Thermal protection in buildings directly influences the use of energy for heating and cooling, as well as the ability to control the room climate. Less thermal protection results in more energy usage for heating and cooling and a much less comfortable room environment.

The thermal protection requirements for the external construction elements of buildings are generally categorized into one of two groups, either summer or winter.

In contrast, the thermal protection for summer conditions is intended to minimize heat gain from the warm outside temperatures and sun rays, thus allowing the building environment to be economically controlled in a comfortable state. Thermal


protection in the summer is mainly determined by the capability of the exterior building elements to store and dissipate heat. This property is determined by the mass and thermal conductivity of the building material. As shown below, the thermal mass and thermal conductivity establish the thermal inertia, which causes a damping and time lag of the temperature peaks.

With AERCON, a construction material is available that optimally combines the material properties necessary to provide excellent thermal energy efficiency for the building. Additional thermal protection is not required.

An AERCON building system also provides a nearly airtight envelope, which is critical in controlling the comfortable and healthy indoor environment. A major emphasis in heating and cooling system design is to


minimize “uncontrolled” ventilation air. By providing an air-tight building envelope, AERCON minimizes the “uncontrolled” air changes and allows the ventilation air to be “controlled”. Elements such as dust and pollen can be filtered out of the ventilation air before they invade the building. By use of a dehumidifier, the moisture content of the ventilation air can also be controlled which optimizes the comfortable indoor environment. Overall, the volume and quality of ventilation air can be easily and accurately controlled in an AERCON building - thus providing a comfortable, economical and healthy environment.

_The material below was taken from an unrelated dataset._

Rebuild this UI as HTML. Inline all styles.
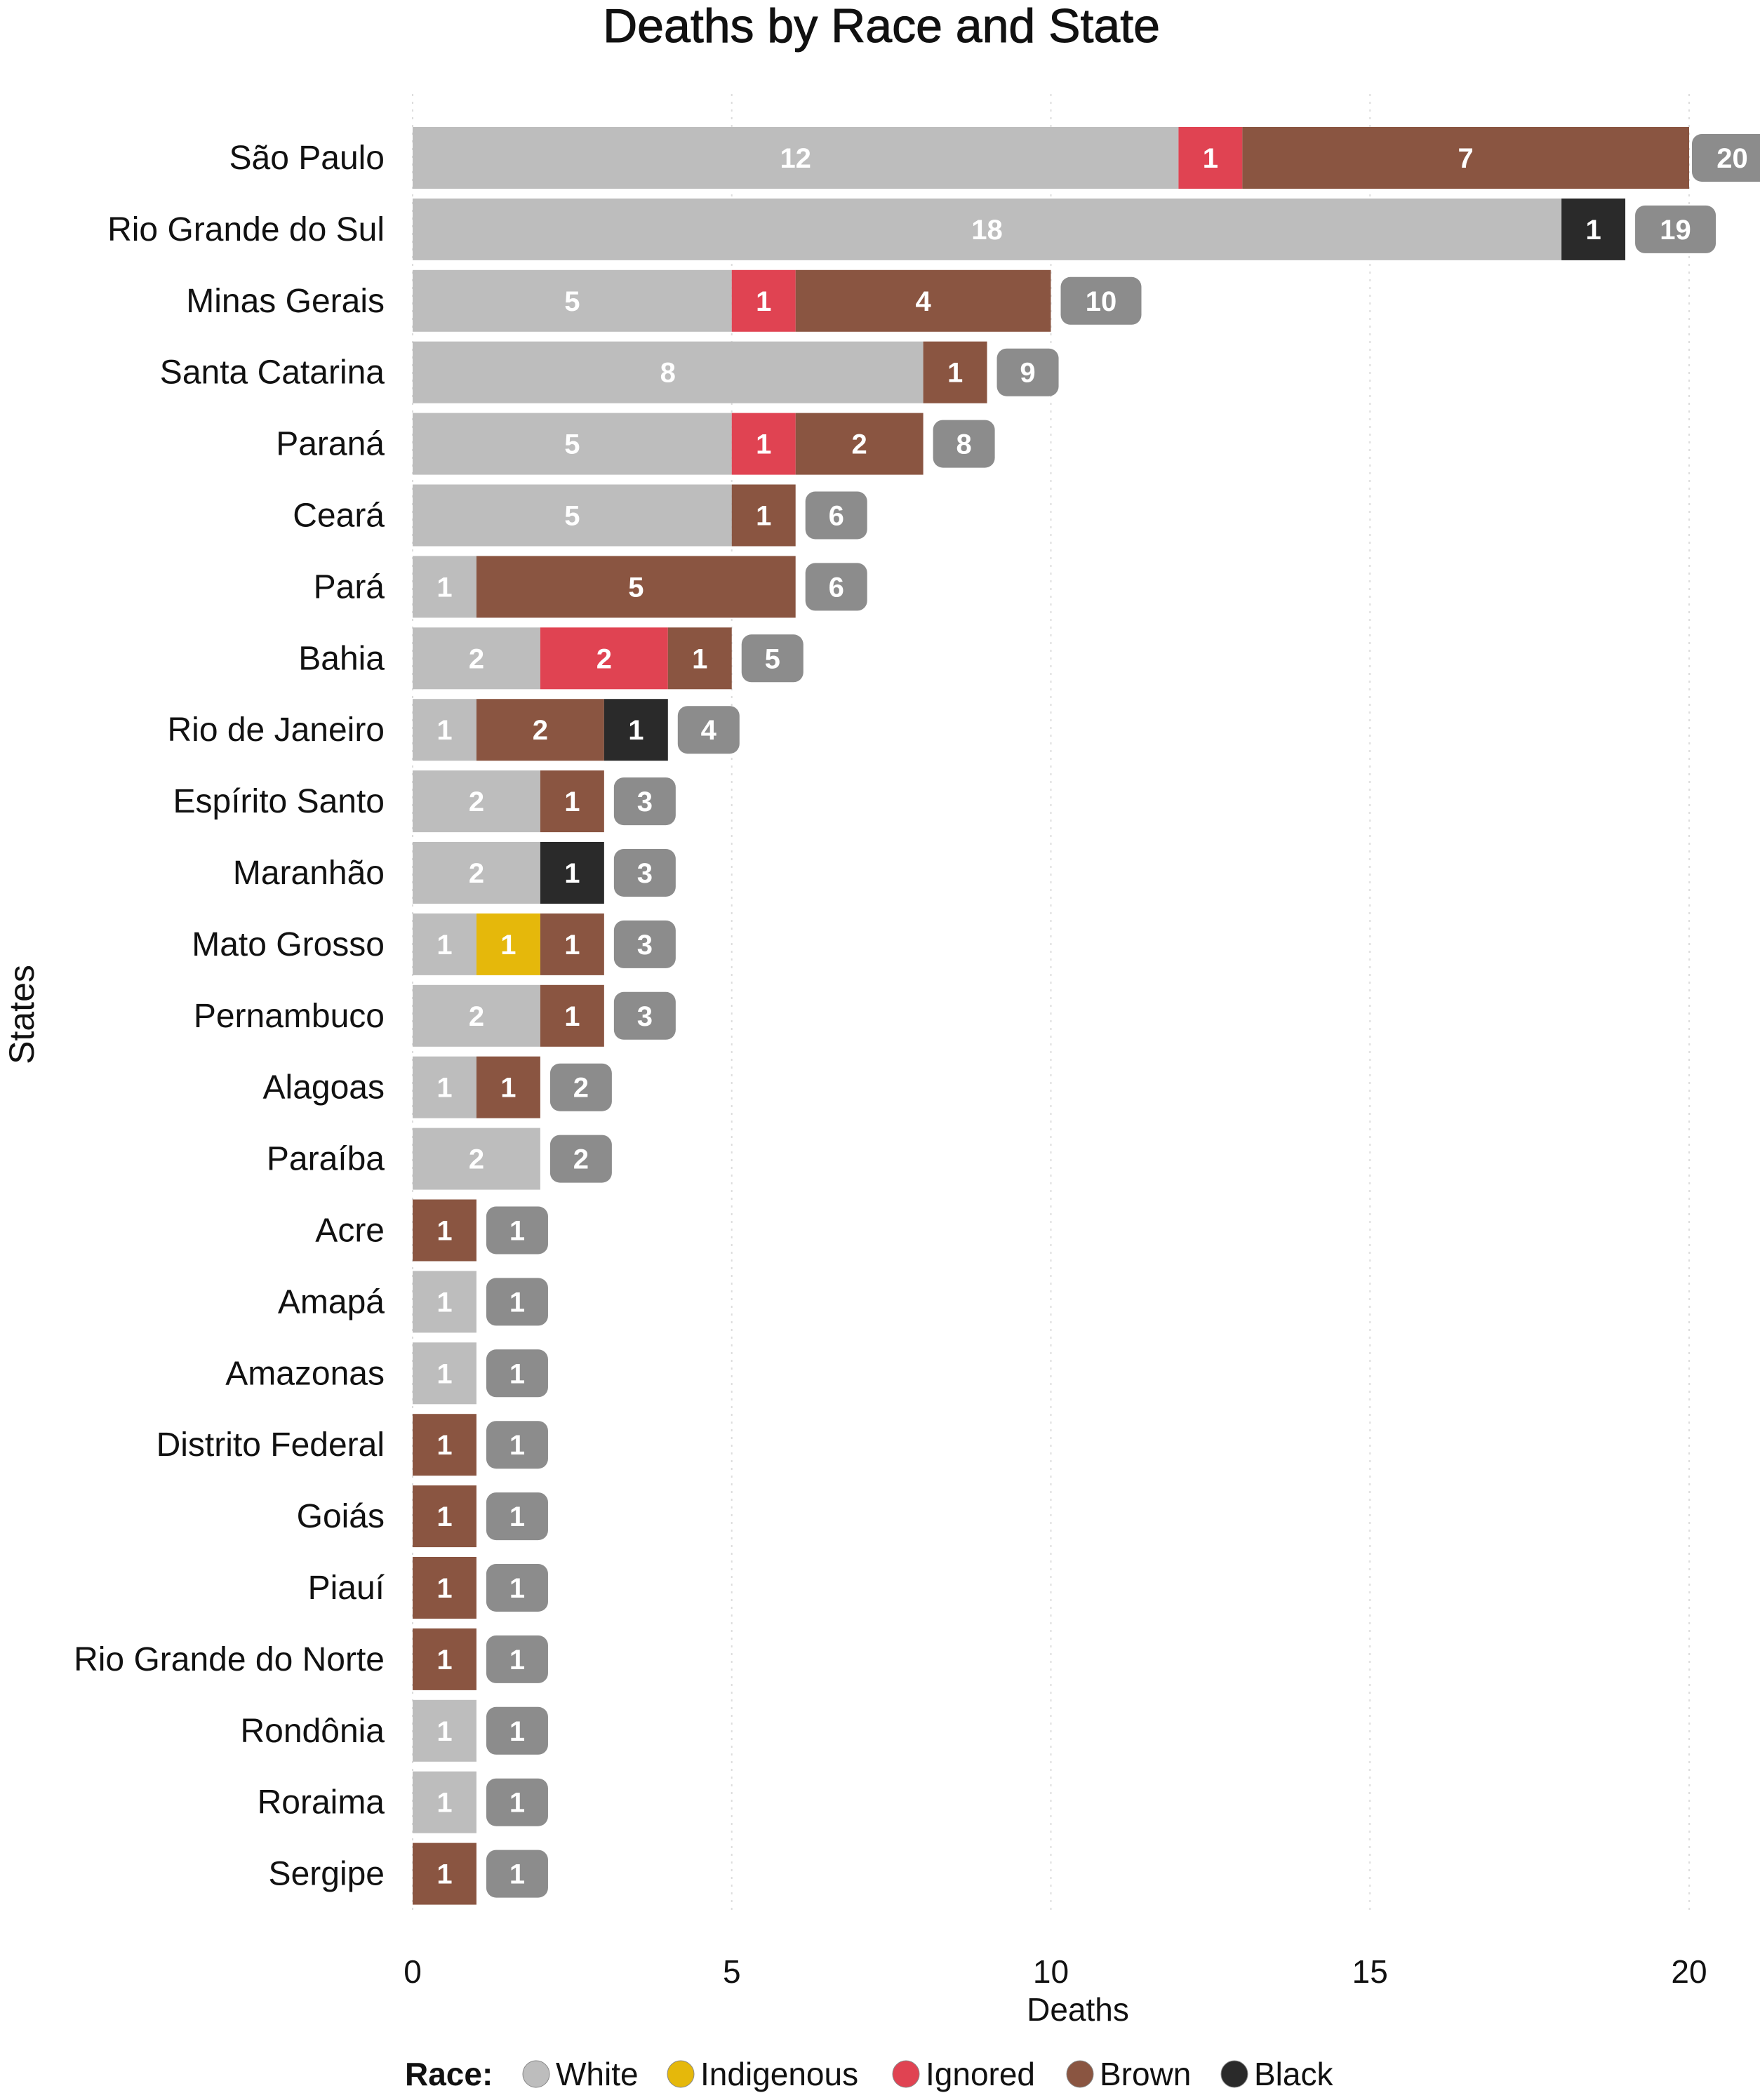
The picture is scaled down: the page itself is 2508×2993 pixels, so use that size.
<!DOCTYPE html>
<html><head><meta charset="utf-8"><style>
body{margin:0;background:#fff}
svg{display:block;font-family:"Liberation Sans",sans-serif}
</style></head><body>
<svg id="c" width="2508" height="2993" viewBox="0 0 2508 2993">
<text x="1256" y="60" text-anchor="middle" font-size="68" fill="#111" stroke="#111" stroke-width="1">Deaths by Race and State</text>
<text transform="translate(48,1446) rotate(-90)" text-anchor="middle" font-size="50" fill="#111">States</text>
<text x="1536" y="2880" text-anchor="middle" font-size="46" fill="#111">Deaths</text>
<g id="grid"></g><g id="bars"></g><g id="legend"></g>
</svg>
<script>
const states=["São Paulo","Rio Grande do Sul","Minas Gerais","Santa Catarina","Paraná","Ceará","Pará","Bahia","Rio de Janeiro","Espírito Santo","Maranhão","Mato Grosso","Pernambuco","Alagoas","Paraíba","Acre","Amapá","Amazonas","Distrito Federal","Goiás","Piauí","Rio Grande do Norte","Rondônia","Roraima","Sergipe"];
const races=["White","Indigenous","Ignored","Brown","Black"];
const white=[12,18,5,8,5,5,1,2,1,2,2,1,2,1,2,0,1,1,0,0,0,0,1,1,0];
const indigenous=[0,0,0,0,0,0,0,0,0,0,0,1,0,0,0,0,0,0,0,0,0,0,0,0,0];
const ignored=[1,0,1,0,1,0,0,2,0,0,0,0,0,0,0,0,0,0,0,0,0,0,0,0,0];
const brown=[7,0,4,1,2,1,5,1,2,1,0,1,1,1,0,1,0,0,1,1,1,1,0,0,1];
const black=[0,1,0,0,0,0,0,0,1,0,1,0,0,0,0,0,0,0,0,0,0,0,0,0,0];
const xTicks=[0,5,10,15,20];
const colors=["#bdbdbd","#e5b80b","#e04352","#8a5541","#2a2a2a"];
const series=[white,indigenous,ignored,brown,black];
const NS="http://www.w3.org/2000/svg";
const X=v=>588+v*90.95, Y=i=>225+i*101.9, BH=88;
function mk(tag,attrs,parent,txt){const e=document.createElementNS(NS,tag);for(const k in attrs)e.setAttribute(k,attrs[k]);if(txt!==undefined)e.textContent=txt;parent.appendChild(e);return e;}
const grid=document.getElementById('grid'),bars=document.getElementById('bars'),leg=document.getElementById('legend');
xTicks.forEach(t=>{
 const l=mk('line',{x1:X(t),x2:X(t),y1:134,y2:2730,stroke:'#ddd','stroke-width':2,'stroke-dasharray':'3 8'},grid);
 
 
 const tx=mk('text',{x:X(t),y:2826,'text-anchor':'middle','font-size':46,fill:'#111'},grid,String(t));
 
 
});
states.forEach((s,i)=>{
 const cy=Y(i);
 const lb=mk('text',{x:548,y:cy+16,'text-anchor':'end','font-size':48,fill:'#111'},bars,s);
 
 
 let acc=0;
 series.forEach((arr,k)=>{
  const v=arr[i]; if(!v)return;
  const r=mk('rect',{x:X(acc),y:cy-BH/2,width:X(acc+v)-X(acc),height:BH,fill:colors[k]},bars);
  
  
  const t=mk('text',{x:(X(acc)+X(acc+v))/2,y:cy+14,'text-anchor':'middle','font-size':40,'font-weight':'bold',fill:'#fff'},bars,String(v));
  
  
  acc+=v;
 });
 const w=acc>=10?115:88;
 const bx=acc>=20?X(acc)+4:X(acc)+14;
 const b=mk('rect',{x:bx,y:cy-34,width:w,height:68,rx:14,fill:'#8c8c8c'},bars);
 
 
 const bt=mk('text',{x:bx+w/2,y:cy+14,'text-anchor':'middle','font-size':40,'font-weight':'bold',fill:'#fff'},bars,String(acc));
 
 
});
const rl=mk('text',{x:577,y:2972,'font-size':46,'font-weight':'bold',fill:'#111'},leg,'Race:');


const cxs=[764,970,1291,1539,1759];
races.forEach((r,k)=>{
 const c=mk('circle',{cx:cxs[k],cy:2956,r:19,fill:colors[k],stroke:'#888','stroke-width':1},leg);
 
 
 const t=mk('text',{x:cxs[k]+28,y:2972,'font-size':46,fill:'#111'},leg,r);
 
 
});
</script>
</body></html>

These excellent thermal protection properties of AERCON exterior walls were confirmed in a study by the Florida Solar Energy Center.

Equivalent R-value

In order to compare an AERCON exterior wall with conventional wall construction methods (wood stud frame and concrete masonry), the Florida Solar Energy Center determined equivalent R-values for an AERCON wall. Weather data for Orlando, Florida, as developed in the Typical Meteorological Year (TMY 1981) database, served as the basis for the outside conditions. In order to uncouple the effect of wall orientation, it was assumed that only diffuse radiation would be present on the out-side wall surfaces.

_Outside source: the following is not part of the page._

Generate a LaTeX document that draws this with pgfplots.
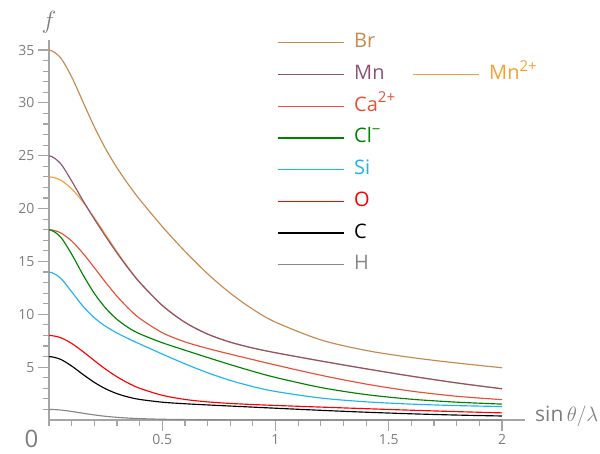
\documentclass[border=0pt]{standalone}
\usepackage{pgfplots}
\pgfplotsset{compat=1.18}
\usepackage{pgfplotstable}
\usepackage{fontspec}
\setmainfont{Open Sans}
\definecolor{axgray}{RGB}{165,165,165}
\definecolor{labgray}{RGB}{125,125,125}
\definecolor{cBr}{RGB}{196,138,78}
\definecolor{cMn}{RGB}{140,82,118}
\definecolor{cMnt}{RGB}{245,160,50}
\definecolor{cCa}{RGB}{232,80,55}
\definecolor{cCl}{RGB}{0,130,0}
\definecolor{cSi}{RGB}{30,180,240}
\definecolor{cO}{RGB}{255,0,0}
\definecolor{cC}{RGB}{0,0,0}
\definecolor{cH}{RGB}{135,135,135}
\newcommand{\chg}[1]{\raisebox{0.42em}{\fontsize{15}{15}\selectfont #1}}

\pgfplotstableread{
s     H      C      O      Si      Cl      Ca      Mn      Mntwo   Br
-0.05 0.947  5.749  7.798  13.436  17.333  17.722  24.281  22.707  34.292
0     1.000  5.999  7.999  13.998  17.994  18.003  24.992  23.001  34.993
0.05  0.947  5.749  7.798  13.436  17.333  17.722  24.281  22.707  34.292
0.1   0.811  5.108  7.246  12.134  15.688  16.933  22.613  21.875  32.458
0.15  0.641  4.310  6.472  10.767  13.742  15.772  20.756  20.629  30.094
0.2   0.481  3.560  5.623  9.675   11.986  14.412  19.014  19.126  27.742
0.25  0.349  2.950  4.808  8.861   10.585  13.020  17.371  17.517  25.657
0.3   0.251  2.494  4.089  8.230   9.525   11.716  15.806  15.920  23.864
0.35  0.180  2.171  3.489  7.696   8.741   10.575  14.347  14.415  22.294
0.4   0.130  1.947  3.006  7.201   8.157   9.626   13.027  13.055  20.872
0.5   0.071  1.686  2.337  6.240   7.311   8.259   10.845  10.829  18.301
0.6   0.040  1.537  1.946  5.314   6.604   7.395   9.246   9.229   15.961
0.7   0.024  1.425  1.715  4.472   5.914   6.771   8.132   8.125   13.842
0.8   0.015  1.321  1.568  3.750   5.242   6.231   7.366   7.365   12.004
0.9   0.010  1.218  1.463  3.161   4.606   5.712   6.811   6.811   10.476
1.0   0.007  1.115  1.377  2.699   4.026   5.202   6.364   6.364   9.256
1.2   0.003  0.916  1.221  2.077   3.074   4.236   5.583   5.582   7.580
1.4   0.002  0.737  1.070  1.720   2.404   3.400   4.844   4.842   6.580
1.6   0.002  0.586  0.926  1.503   1.966   2.731   4.146   4.143   5.913
1.8   0.001  0.467  0.792  1.364   1.688   2.245   3.509   3.507   5.392
2.0   0.001  0.379  0.674  1.273   1.504   1.925   2.954   2.951   4.944
}\fdata

\pgfplotsset{
  frame/.style={
    at={(0,0)}, anchor=south west,
    scale only axis, width=475.65pt, height=380pt,
    xmin=0, xmax=2.1, ymin=0, ymax=35.95,
    clip=true, clip mode=individual,
    legend cell align=left,
    legend image code/.code={\draw[##1, line width=1.25pt] (0pt,0pt) -- (66pt,0pt);},
    legend style={draw=none, fill=none, inner sep=0pt, outer sep=0pt, anchor=north west,
      nodes={inner sep=0pt, font=\fontsize{20}{20}\selectfont, text height=15pt, text depth=5pt},
      row sep=11.7pt,
      /tikz/every odd column/.append style={column sep=10pt}},
  },
  curve/.style={line width=1.15pt, smooth},
}

\begin{document}
\begin{tikzpicture}[x=1pt,y=1pt]
\useasboundingbox (-49,-33) rectangle (551,420);
% Mn2+ (own legend column)
\begin{axis}[frame, hide axis,
  legend style={at={(axis cs:1.6026,33.63)}}]
\addplot[cMnt, curve] table[x=s,y=Mntwo] {\fdata};
\addlegendentry[text=cMnt]{Mn\chg{2+}}
\end{axis}
% main axis
\begin{axis}[frame,
  axis lines=left,
  axis line style={-, draw=axgray, line width=1.5pt},
  tick align=outside,
  tick style={draw=axgray, line width=1.2pt},
  major tick length=11pt, minor tick length=6pt,
  xtick={0.5,1,1.5,2}, xticklabels={0.5,1,1.5,2},
  minor xtick={0,0.1,...,1.95},
  ytick={5,10,...,35},
  minor ytick={1,2,...,34},
  tick label style={font=\fontsize{14}{14}\selectfont, text=labgray},
  /pgf/number format/assume math mode=true,
  legend style={at={(axis cs:1.0066,36.63)}},
]
\addplot[cBr, curve] table[x=s,y=Br] {\fdata};
\addlegendentry[text=cBr]{Br}
\addplot[cMn, curve] table[x=s,y=Mn] {\fdata};
\addlegendentry[text=cMn]{Mn}
\addplot[cCa, curve] table[x=s,y=Ca] {\fdata};
\addlegendentry[text=cCa]{Ca\chg{2+}}
\addplot[cCl, curve] table[x=s,y=Cl] {\fdata};
\addlegendentry[text=cCl]{Cl\chg{\char"2212}}
\addplot[cSi, curve] table[x=s,y=Si] {\fdata};
\addlegendentry[text=cSi]{Si}
\addplot[cO, curve] table[x=s,y=O] {\fdata};
\addlegendentry[text=cO]{O}
\addplot[cC, curve] table[x=s,y=C] {\fdata};
\addlegendentry[text=cC]{C}
\addplot[cH, curve] table[x=s,y=H] {\fdata};
\addlegendentry[text=cH]{H}

\node[text=labgray, anchor=base, inner sep=0pt, font=\fontsize{24}{24}\selectfont] at (axis cs:0,0) [xshift=-17.5pt, yshift=-27.5pt] {0};
\node[text=labgray, font=\fontsize{34}{34}\selectfont] at (axis cs:0,0) [xshift=0pt, yshift=398pt] {$f$};
\node[text=labgray, anchor=west, font=\fontsize{21}{21}\selectfont] at (axis cs:2.1,0) [xshift=7pt, yshift=4pt] {sin\,$\theta\big/\lambda$};
\end{axis}
\end{tikzpicture}
\end{document}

The study included calculations for six conditions, winter and summer average days, winter and summer peak days, and cooling and heating seasons.


The study compared an 8-inch thick AERCON wall to both a conventional wood stud frame wall and CMU block wall. The typical wall sections studied are shown in Figure A. The calculated static R- and U-values, neglecting thermal mass effects, are shown in Table 1.

The results of the study, which include the thermal mass effects, are shown in Table 2. They represent the insulation value required to be added to either a wood stud frame wall or a CMU block wall to achieve an equivalent thermal system. For example, during an average summer day, the 8-inch AERCON wall performs like either a wood stud frame wall insulated with R-20.4 fiberglass

batt insulation or an 8-inch CMU block wall insulated with R-8.6 rigid insulation. That means that nearly 6 inches of batt insulation would have to be added to a wood stud frame wall and over 2 inches of rigid polystyrene insulation to a CMU block wall to equal the performance of the AERCON wall, as illustrated in Figure B!

It should be pointed out that one of the simplifying assumptions made for this study was that only diffuse radiation would be present on the out-side wall surfaces, i.e. no direct sunlight would strike the walls. If the study would be expanded to include the effects of the direct radiation, the results would show that an AERCON wall would perform even better!

Florida Energy Code

In a separate study performed by the Florida Solar Energy Center, the Energy Performance Index (EPI) according to Method A of the Florida Energy Code was calculated for an actual building in Central Florida. To meet the thermal efficiency requirements of that code, the EPI must not exceed a value of 100. The lower the EPI for a building, the more energy efficient and, therefore, the lower the energy costs for heating and cooling.

This study calculated the EPI for a building which utilized 8-inch thick AERCON block for the exterior walls. It also calculated


the EPI for the same building, substituting R-11 wood frame exterior walls and then substituting standard concrete block exterior walls with R-5 additional insulation. All other components of the building were held constant for the study. The results of the calculation are shown in Table 3.

As shown by this EPI calculation, the AERCON walls clearly provide the most energy efficient walls!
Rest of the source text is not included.